◆ **SUPPLIED RECORDS**
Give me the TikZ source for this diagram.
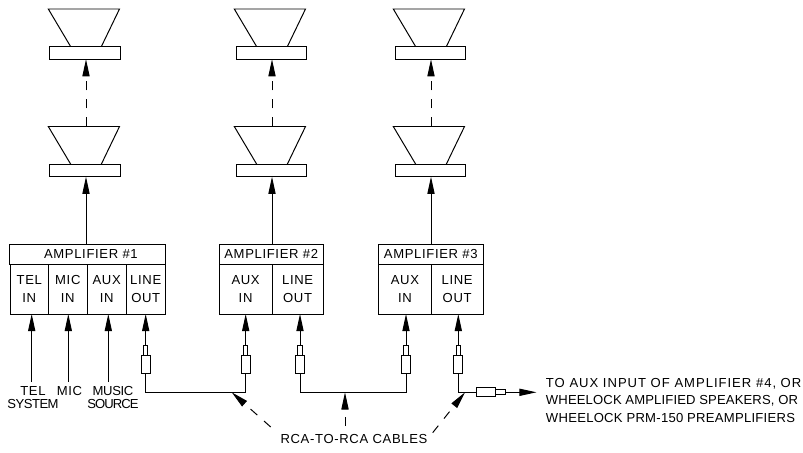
\documentclass[tikz,border=0pt]{standalone}
\usepackage{fontspec}
\usepackage{tikz}
\usetikzlibrary{arrows.meta,positioning}
\newfontfamily\cadfont[LetterSpace=5]{Liberation Sans}
\tikzset{
  txt/.style={font=\cadfont\fontsize{9.3}{12.6}\selectfont, align=center, inner sep=0pt},
  txtl/.style={txt, align=left, anchor=west},
  title/.style={draw, txt, line width=0.7pt, minimum height=0.5cm, outer sep=0pt},
  port/.style={draw, txt, line width=0.7pt, minimum height=1.25cm, outer sep=0pt},
  magnet/.style={draw, line width=0.7pt, minimum width=1.75cm, minimum height=0.3125cm, inner sep=0pt, outer sep=0pt},
  plugbody/.style={draw, line width=0.7pt, minimum width=0.23cm, minimum height=0.47cm, inner sep=0pt, outer sep=0pt},
  plugtip/.style={draw, line width=0.7pt, minimum width=0.11cm, minimum height=0.23cm, inner sep=0pt, outer sep=0pt},
  wire/.style={line width=0.7pt},
  sig/.style={wire, -{Triangle[length=0.43cm,width=0.18cm]}},
  dashsig/.style={sig, dash pattern=on 0.225cm off 0.225cm},
  speaker/.pic={
    \node[magnet] (-mag) at (-1,0) {};
    \coordinate (-top) at (0,-44);
    \draw[wire] (-15.3,-6.3) -- (-37.7,-44) -- (33.5,-44) -- (15.3,-6.3);
  }
}
\begin{document}
\begin{tikzpicture}[x=0.025cm,y=-0.025cm]
  \useasboundingbox (0,0) rectangle (803,453);
  % Amplifier #1
  \node[title, minimum width=3.875cm] (amp1) at (87.5,254) {\hspace*{0.17cm}AMPLIFIER \#1};
  \node[port, minimum width=0.965cm] (tel1) at (29.3,289) {TEL\\IN};
  \node[port, minimum width=0.96cm, right=0pt of tel1] (mic1) {MIC\\IN};
  \node[port, minimum width=0.985cm, right=0pt of mic1] (aux1) {AUX\\IN};
  \node[port, minimum width=0.965cm, right=0pt of aux1] (out1) {LINE\\OUT};
  % Amplifier #2
  \node[title, minimum width=2.6cm] (amp2) at (271.2,254) {AMPLIFIER \#2};
  \node[port, minimum width=1.32cm] (aux2) at (245.6,289) {AUX\\IN};
  \node[port, minimum width=1.28cm, right=0pt of aux2] (out2) {LINE\\OUT};
  % Amplifier #3
  \node[title, minimum width=2.6125cm] (amp3) at (430.75,254) {AMPLIFIER \#3};
  \node[port, minimum width=1.32cm] (aux3) at (404.9,289) {AUX\\IN};
  \node[port, minimum width=1.2925cm, right=0pt of aux3] (out3) {LINE\\OUT};
  % Speakers
  \pic (s1a) at (86,53) {speaker};
  \pic (s1b) at (86,170.5) {speaker};
  \pic (s2a) at (272,53) {speaker};
  \pic (s2b) at (272,170.5) {speaker};
  \pic (s3a) at (431,53) {speaker};
  \pic (s3b) at (431,170.5) {speaker};
  \draw[sig] (s1b-top |- amp1.north) -- (s1b-top |- s1b-mag.south);
  \draw[sig] (s2b-top |- amp2.north) -- (s2b-top |- s2b-mag.south);
  \draw[sig] (s3b-top |- amp3.north) -- (s3b-top |- s3b-mag.south);
  \draw[dashsig] (s1b-top) -- (s1b-top |- s1a-mag.south);
  \draw[dashsig] (s2b-top) -- (s2b-top |- s2a-mag.south);
  \draw[dashsig] (s3b-top) -- (s3b-top |- s3a-mag.south);
  % Plugs
  \node[plugbody] (pb1) at (145.7,364.5) {};
  \node[plugtip, above=0pt of pb1] (pt1) {};
  \node[plugbody] (pb2) at (245.7,364.5) {};
  \node[plugtip, above=0pt of pb2] (pt2) {};
  \node[plugbody] (pb3) at (300,364.5) {};
  \node[plugtip, above=0pt of pb3] (pt3) {};
  \node[plugbody] (pb4) at (406,364.5) {};
  \node[plugtip, above=0pt of pb4] (pt4) {};
  \node[plugbody] (pb5) at (458.3,364.5) {};
  \node[plugtip, above=0pt of pb5] (pt5) {};
  \node[plugbody, minimum width=0.46cm, minimum height=0.22cm] (pb6) at (486,392.3) {};
  \node[plugtip, minimum width=0.25cm, minimum height=0.12cm, right=0pt of pb6] (pt6) {};
  \draw[sig] (pt1.north) -- (pt1.north |- out1.south);
  \draw[sig] (pt2.north) -- (pt2.north |- aux2.south);
  \draw[sig] (pt3.north) -- (pt3.north |- out2.south);
  \draw[sig] (pt4.north) -- (pt4.north |- aux3.south);
  \draw[sig] (pt5.north) -- (pt5.north |- out3.south);
  % Cables
  \coordinate (k1) at (145.7,392.3);
  \coordinate (k2) at (245.7,392.3);
  \coordinate (k3) at (300,392.3);
  \coordinate (k4) at (406,392.3);
  \coordinate (k5) at (458.3,392.3);
  \coordinate (k6) at (345,392.3);
  \coordinate (k7) at (231.7,392.3);
  \coordinate (k8) at (465,392.3);
  \coordinate (e1) at (536.5,392.3);
  \draw[wire] (pb1.south) -- (k1) -- (k2) -- (pb2.south);
  \draw[wire] (pb3.south) -- (k3) -- (k4) -- (pb4.south);
  \draw[wire] (pb5.south) -- (k5) -- (pb6.west);
  \draw[sig] (pt6.east) -- (e1);
  % Inputs
  \node[txt] (tel) at (33,397.5) {TEL\\[-3pt]\addfontfeature{LetterSpace=-4}SYSTEM};
  \node[txt] (mic) at (69.5,391) {MIC};
  \node[txt] (mus) at (113,397.5) {\addfontfeature{LetterSpace=-3}MUSIC\\[-3pt]\addfontfeature{LetterSpace=-7}SOURCE};
  \coordinate (i1) at (31.7,382);
  \coordinate (i2) at (68.3,382);
  \coordinate (i3) at (108.3,382);
  \draw[sig] (i1) -- (i1 |- tel1.south);
  \draw[sig] (i2) -- (i2 |- mic1.south);
  \draw[sig] (i3) -- (i3 |- aux1.south);
  % Cable labels
  \node[txt] (rca) at (354,439) {RCA-TO-RCA CABLES};
  \coordinate (p1) at (270.7,427);
  \coordinate (p2) at (345,426);
  \coordinate (p3) at (432.7,432.7);
  \draw[dashsig] (p1) -- (k7);
  \draw[dashsig] (p2) -- (k6);
  \draw[dashsig] (p3) -- (k8);
  % Note
  \node[txtl] (n1) at (545.7,383.3) {\addfontfeature{LetterSpace=7.5}TO AUX INPUT OF AMPLIFIER \#4, OR};
  \node[txtl] (n2) at (545.7,401) {\addfontfeature{LetterSpace=1}WHEELOCK AMPLIFIED SPEAKERS, OR};
  \node[txtl] (n3) at (545.7,418.3) {\addfontfeature{LetterSpace=2}WHEELOCK PRM-150 PREAMPLIFIERS};
\end{tikzpicture}
\end{document}
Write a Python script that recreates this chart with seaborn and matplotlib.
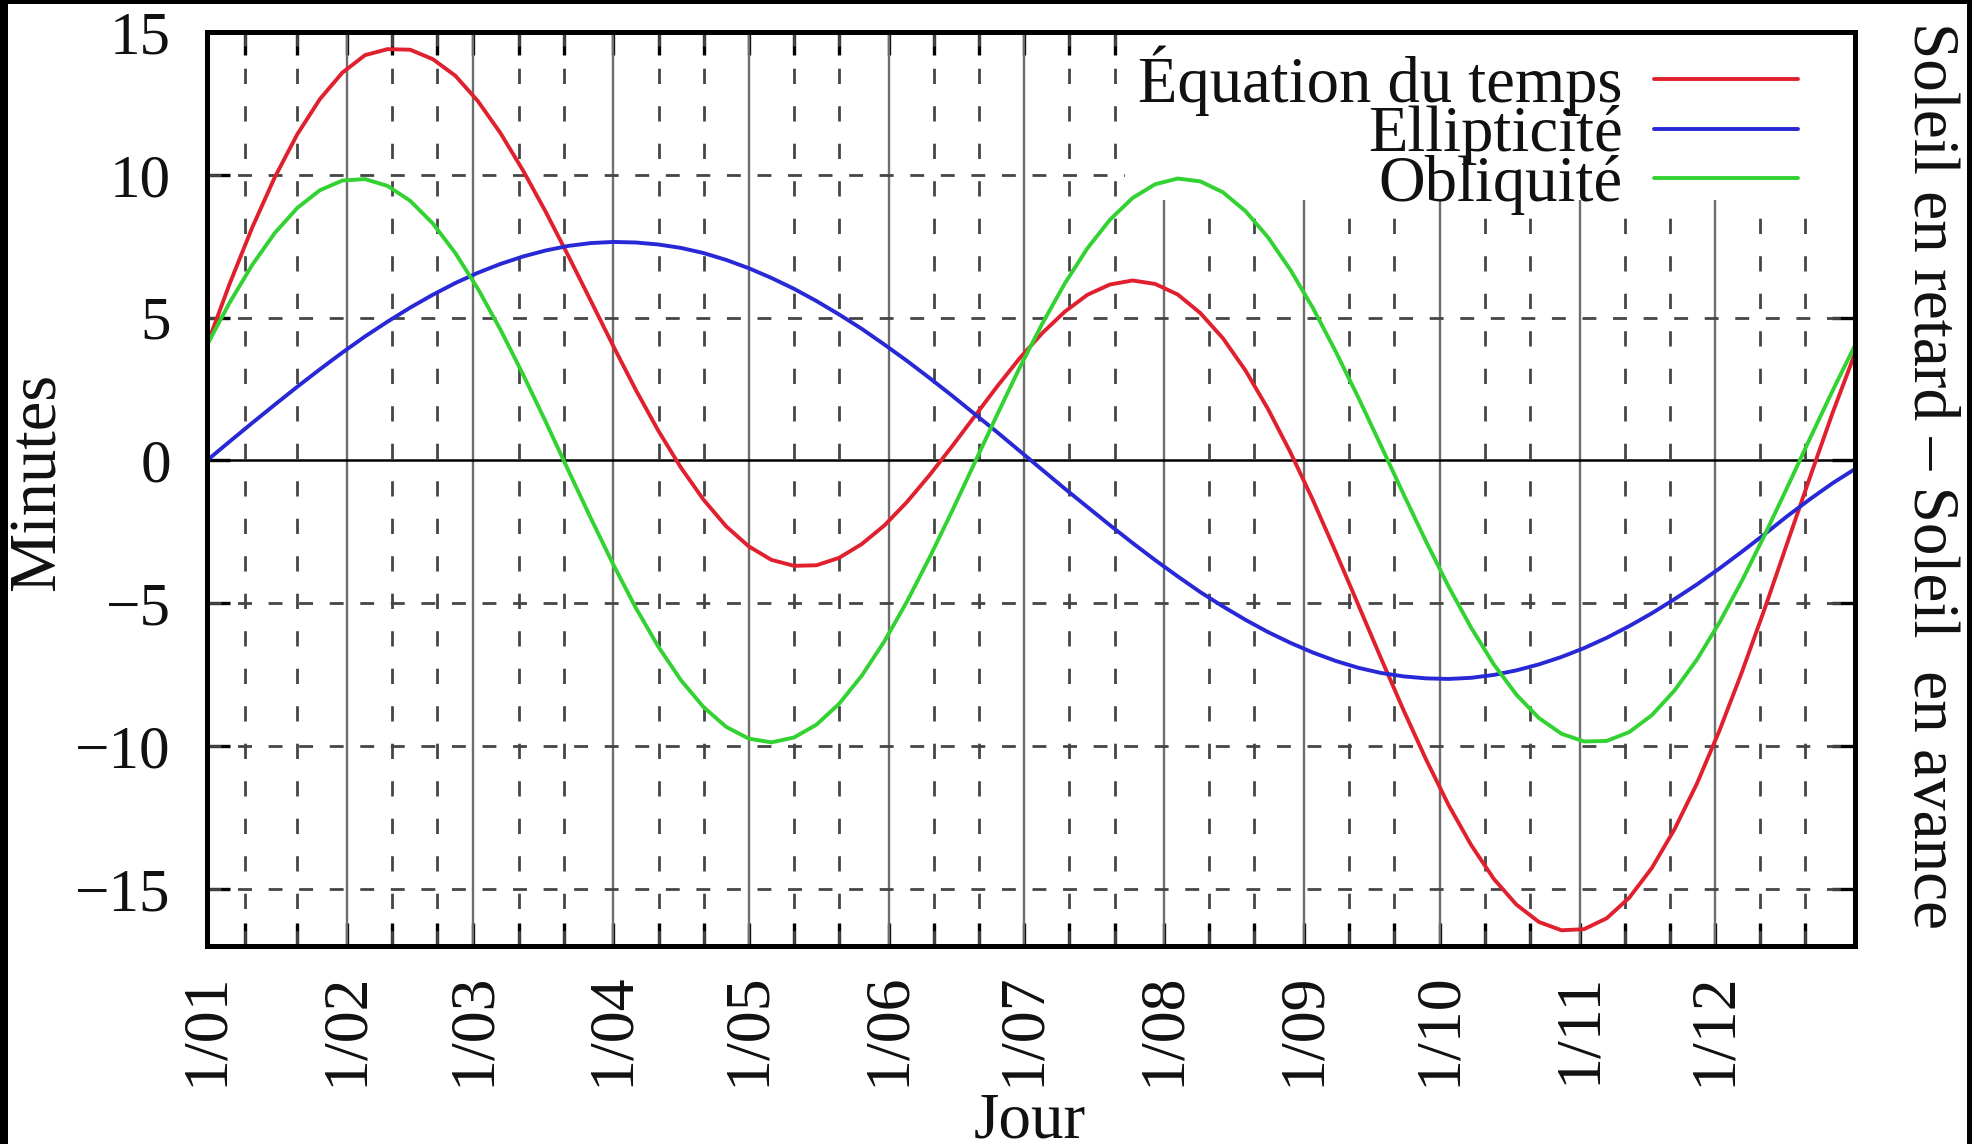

◆ **WHAT IS ASKED**
Restate each line of the records exactly; pictures do not belong in the copy.

◆ **COMPLETE RESPONSE**
Give me the TikZ source for this diagram.
\documentclass[tikz,border=0pt]{standalone}
\usepackage{fontspec}
\usepackage{tikz}
\usetikzlibrary{arrows.meta,positioning}
\newfontfamily\cadfont[LetterSpace=5]{Liberation Sans}
\tikzset{
  txt/.style={font=\cadfont\fontsize{9.3}{12.6}\selectfont, align=center, inner sep=0pt},
  txtl/.style={txt, align=left, anchor=west},
  title/.style={draw, txt, line width=0.7pt, minimum height=0.5cm, outer sep=0pt},
  port/.style={draw, txt, line width=0.7pt, minimum height=1.25cm, outer sep=0pt},
  magnet/.style={draw, line width=0.7pt, minimum width=1.75cm, minimum height=0.3125cm, inner sep=0pt, outer sep=0pt},
  plugbody/.style={draw, line width=0.7pt, minimum width=0.23cm, minimum height=0.47cm, inner sep=0pt, outer sep=0pt},
  plugtip/.style={draw, line width=0.7pt, minimum width=0.11cm, minimum height=0.23cm, inner sep=0pt, outer sep=0pt},
  wire/.style={line width=0.7pt},
  sig/.style={wire, -{Triangle[length=0.43cm,width=0.18cm]}},
  dashsig/.style={sig, dash pattern=on 0.225cm off 0.225cm},
  speaker/.pic={
    \node[magnet] (-mag) at (-1,0) {};
    \coordinate (-top) at (0,-44);
    \draw[wire] (-15.3,-6.3) -- (-37.7,-44) -- (33.5,-44) -- (15.3,-6.3);
  }
}
\begin{document}
\begin{tikzpicture}[x=0.025cm,y=-0.025cm]
  \useasboundingbox (0,0) rectangle (803,453);
  % Amplifier #1
  \node[title, minimum width=3.875cm] (amp1) at (87.5,254) {\hspace*{0.17cm}AMPLIFIER \#1};
  \node[port, minimum width=0.965cm] (tel1) at (29.3,289) {TEL\\IN};
  \node[port, minimum width=0.96cm, right=0pt of tel1] (mic1) {MIC\\IN};
  \node[port, minimum width=0.985cm, right=0pt of mic1] (aux1) {AUX\\IN};
  \node[port, minimum width=0.965cm, right=0pt of aux1] (out1) {LINE\\OUT};
  % Amplifier #2
  \node[title, minimum width=2.6cm] (amp2) at (271.2,254) {AMPLIFIER \#2};
  \node[port, minimum width=1.32cm] (aux2) at (245.6,289) {AUX\\IN};
  \node[port, minimum width=1.28cm, right=0pt of aux2] (out2) {LINE\\OUT};
  % Amplifier #3
  \node[title, minimum width=2.6125cm] (amp3) at (430.75,254) {AMPLIFIER \#3};
  \node[port, minimum width=1.32cm] (aux3) at (404.9,289) {AUX\\IN};
  \node[port, minimum width=1.2925cm, right=0pt of aux3] (out3) {LINE\\OUT};
  % Speakers
  \pic (s1a) at (86,53) {speaker};
  \pic (s1b) at (86,170.5) {speaker};
  \pic (s2a) at (272,53) {speaker};
  \pic (s2b) at (272,170.5) {speaker};
  \pic (s3a) at (431,53) {speaker};
  \pic (s3b) at (431,170.5) {speaker};
  \draw[sig] (s1b-top |- amp1.north) -- (s1b-top |- s1b-mag.south);
  \draw[sig] (s2b-top |- amp2.north) -- (s2b-top |- s2b-mag.south);
  \draw[sig] (s3b-top |- amp3.north) -- (s3b-top |- s3b-mag.south);
  \draw[dashsig] (s1b-top) -- (s1b-top |- s1a-mag.south);
  \draw[dashsig] (s2b-top) -- (s2b-top |- s2a-mag.south);
  \draw[dashsig] (s3b-top) -- (s3b-top |- s3a-mag.south);
  % Plugs
  \node[plugbody] (pb1) at (145.7,364.5) {};
  \node[plugtip, above=0pt of pb1] (pt1) {};
  \node[plugbody] (pb2) at (245.7,364.5) {};
  \node[plugtip, above=0pt of pb2] (pt2) {};
  \node[plugbody] (pb3) at (300,364.5) {};
  \node[plugtip, above=0pt of pb3] (pt3) {};
  \node[plugbody] (pb4) at (406,364.5) {};
  \node[plugtip, above=0pt of pb4] (pt4) {};
  \node[plugbody] (pb5) at (458.3,364.5) {};
  \node[plugtip, above=0pt of pb5] (pt5) {};
  \node[plugbody, minimum width=0.46cm, minimum height=0.22cm] (pb6) at (486,392.3) {};
  \node[plugtip, minimum width=0.25cm, minimum height=0.12cm, right=0pt of pb6] (pt6) {};
  \draw[sig] (pt1.north) -- (pt1.north |- out1.south);
  \draw[sig] (pt2.north) -- (pt2.north |- aux2.south);
  \draw[sig] (pt3.north) -- (pt3.north |- out2.south);
  \draw[sig] (pt4.north) -- (pt4.north |- aux3.south);
  \draw[sig] (pt5.north) -- (pt5.north |- out3.south);
  % Cables
  \coordinate (k1) at (145.7,392.3);
  \coordinate (k2) at (245.7,392.3);
  \coordinate (k3) at (300,392.3);
  \coordinate (k4) at (406,392.3);
  \coordinate (k5) at (458.3,392.3);
  \coordinate (k6) at (345,392.3);
  \coordinate (k7) at (231.7,392.3);
  \coordinate (k8) at (465,392.3);
  \coordinate (e1) at (536.5,392.3);
  \draw[wire] (pb1.south) -- (k1) -- (k2) -- (pb2.south);
  \draw[wire] (pb3.south) -- (k3) -- (k4) -- (pb4.south);
  \draw[wire] (pb5.south) -- (k5) -- (pb6.west);
  \draw[sig] (pt6.east) -- (e1);
  % Inputs
  \node[txt] (tel) at (33,397.5) {TEL\\[-3pt]\addfontfeature{LetterSpace=-4}SYSTEM};
  \node[txt] (mic) at (69.5,391) {MIC};
  \node[txt] (mus) at (113,397.5) {\addfontfeature{LetterSpace=-3}MUSIC\\[-3pt]\addfontfeature{LetterSpace=-7}SOURCE};
  \coordinate (i1) at (31.7,382);
  \coordinate (i2) at (68.3,382);
  \coordinate (i3) at (108.3,382);
  \draw[sig] (i1) -- (i1 |- tel1.south);
  \draw[sig] (i2) -- (i2 |- mic1.south);
  \draw[sig] (i3) -- (i3 |- aux1.south);
  % Cable labels
  \node[txt] (rca) at (354,439) {RCA-TO-RCA CABLES};
  \coordinate (p1) at (270.7,427);
  \coordinate (p2) at (345,426);
  \coordinate (p3) at (432.7,432.7);
  \draw[dashsig] (p1) -- (k7);
  \draw[dashsig] (p2) -- (k6);
  \draw[dashsig] (p3) -- (k8);
  % Note
  \node[txtl] (n1) at (545.7,383.3) {\addfontfeature{LetterSpace=7.5}TO AUX INPUT OF AMPLIFIER \#4, OR};
  \node[txtl] (n2) at (545.7,401) {\addfontfeature{LetterSpace=1}WHEELOCK AMPLIFIED SPEAKERS, OR};
  \node[txtl] (n3) at (545.7,418.3) {\addfontfeature{LetterSpace=2}WHEELOCK PRM-150 PREAMPLIFIERS};
\end{tikzpicture}
\end{document}
Write a Python script that recreates this chart with seaborn and matplotlib.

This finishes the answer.